If $y = f^{-1}(x)$, what is $\frac{dy}{dx}$?

**Theorem:** Let $I$ be an interval in $\mathbb{R}$ and $f : I \to \mathbb{R}$ be strictly monotone and continuous on $I$. Let $J = f(I)$. Let $f^{-1}: J \to \mathbb{R}$ be the strictly monotone and continuous inverse function. If $f$ is differentiable at $c \in I$ and $f'(c) \neq 0$ then $f^{-1}$ is differentiable at $f(c) = d$ and $(f^{-1})'(f(c)) = \frac{1}{f'(c)} = \frac{1}{f'(f^{-1}(d))}$.

**Proof:** By Carathéodory's Theorem there exists a function $\phi$ on $I$ continuous at $c$ such that $f(x) - f(c) = \phi(x)(x-c)$ and $f'(c) = \phi(c)$. By the hypotheses, $f'(c) \neq 0$ thus there exists some $\delta > 0$ such that $\phi(x) \neq 0$ for all $x \in I$ such that $|x-c|<\delta$ (i.e. $\phi$ is nonzero in some neighborhood of $c$). Let $V_\delta(c)$ be such a neighborhood. Let $U = f(V_\delta(c))$. Thus $f(f^{-1}(x)) = x$ for all $x \in U$. Hence:

$$\begin{align*} x-d &= f(f^{-1}(x)) - f(f^{-1}(d)) \\ &= \phi(f^{-1}(x))(f^{-1}(x) - c) \\ &= \phi(f^{-1}(x))(f^{-1}(x) - f^{-1}(d)) \\ \end{align*}$$

As $\phi(f^{-1}(x)) \neq 0$, it follows that $\displaystyle f^{-1}(x) - f^{-1}(d) = \frac{1}{\phi(f^{-1}(x))}(x-d)$ $\blacksquare$

*3*Relative extrema¶

**Definition:** Let $f : I \to \mathbb{R}$. $f$ is said to have a relative maximum at $c$ if there exists a neighborhood $V$ of $c$ where $f(x) \leq f(c)$ for all $x \in V$. The definition of relative minima is similar.

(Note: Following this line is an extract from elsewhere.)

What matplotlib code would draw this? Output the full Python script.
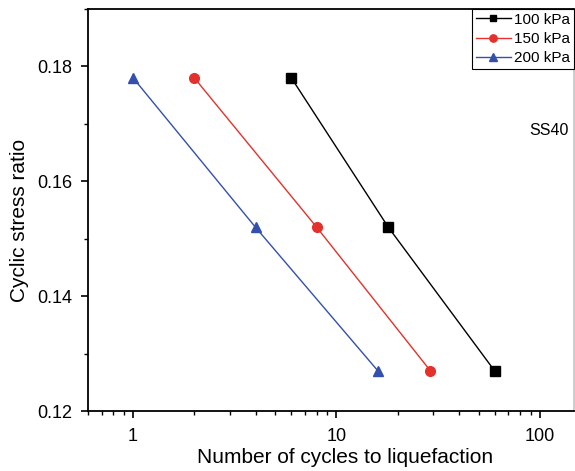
import matplotlib
matplotlib.use("Agg")
import matplotlib.pyplot as plt
from matplotlib.ticker import LogLocator, MultipleLocator, FixedLocator, NullFormatter

plt.rcParams['font.family'] = ['Liberation Sans', 'DejaVu Sans']

csr = [0.178, 0.152, 0.127]
n_100 = [6, 18, 60]
n_150 = [2, 8, 29]
n_200 = [1, 4, 16]
labels = ["100 kPa", "150 kPa", "200 kPa"]

fig = plt.figure(figsize=(5.75, 4.71), dpi=100)
ax = fig.add_axes([0.153, 0.127, 0.845, 0.854])

ax.plot(n_100, csr, '-s', color='black', lw=1.0, ms=6.5, label=labels[0])
ax.plot(n_150, csr, '-o', color='#e3322b', lw=1.0, ms=7, label=labels[1])
ax.plot(n_200, csr, '-^', color='#3350ad', lw=1.0, ms=7.5, label=labels[2])

ax.set_xscale('log')
ax.set_xlim(0.6, 147)
ax.set_ylim(0.12, 0.19)
ax.xaxis.set_major_locator(FixedLocator([1, 10, 100]))
ax.set_xticklabels(['1', '10', '100'])
ax.xaxis.set_minor_locator(LogLocator(base=10, subs=range(2, 10)))
ax.xaxis.set_minor_formatter(NullFormatter())
ax.yaxis.set_major_locator(FixedLocator([0.12, 0.14, 0.16, 0.18]))
ax.set_yticklabels(['0.12', '0.14', '0.16', '0.18'])
ax.yaxis.set_minor_locator(MultipleLocator(0.01))

ax.tick_params(which='major', direction='out', length=5, width=1.2, labelsize=13, pad=6)
ax.tick_params(axis='x', which='major', pad=7)
ax.tick_params(which='minor', direction='out', length=3, width=1.0)
for s in ax.spines.values():
    s.set_linewidth(1.3)
ax.spines['right'].set_color('#c8c8c8')

ax.set_xlabel('Number of cycles to liquefaction', fontsize=15, labelpad=2)
ax.set_ylabel('Cyclic stress ratio', fontsize=15, labelpad=6)
ax.xaxis.label.set_x(0.529)
ax.yaxis.label.set_y(0.473)

ax.text(0.99, 0.699, 'SS40', transform=ax.transAxes, ha='right', va='center', fontsize=11.5)

leg = ax.legend(loc='upper right', bbox_to_anchor=(1.0, 1.0), fontsize=11,
                frameon=True, fancybox=False, edgecolor='black', framealpha=1,
                borderpad=0.25, labelspacing=0.35, handlelength=2.3, handletextpad=0.2,
                borderaxespad=0, markerscale=0.75)
leg.get_frame().set_linewidth(0.8)

fig.savefig('out.png', dpi=100)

**Theorem:** Let $c$ be an interior point of the interval $I = [a,b]$, at which $f : I \to \mathbb{R}$ has a relative extremum. If $f$ is differentiable at $c$ then $f'(c) = 0$.

**Proof:** Suppose $f$ has a relative maximum at $c$. If $f'(c) > 0$ then there exists some neighborhood $V$ of $c$ on which $\displaystyle \frac{f(x)-f(c)}{x-c} > 0$. Let $x$ be an element of $V$ such that $x - c > 0$. Then $\displaystyle (x-c)\frac{f(x)-f(c)}{x-c} > 0 \implies f(x) > f(c)$. Thus $f$ doesn't have a relative maximum at $c$, thus $f'(c) \leq 0$. We can repeat this argument for $f'(c) < 0$, which shows $f'(c) \geq 0$. Thus $f'(c) = 0$. The proof is similar for relative minima. $\blacksquare$

**Corollary:** Let $I$ be an interval, $f : I \to \mathbb{R}$ continuous and suppose $f$ has a relative extremum at an interior point $c \in I$. Then either $f'(c) = 0$ or $f$ is not differentiable at $c$.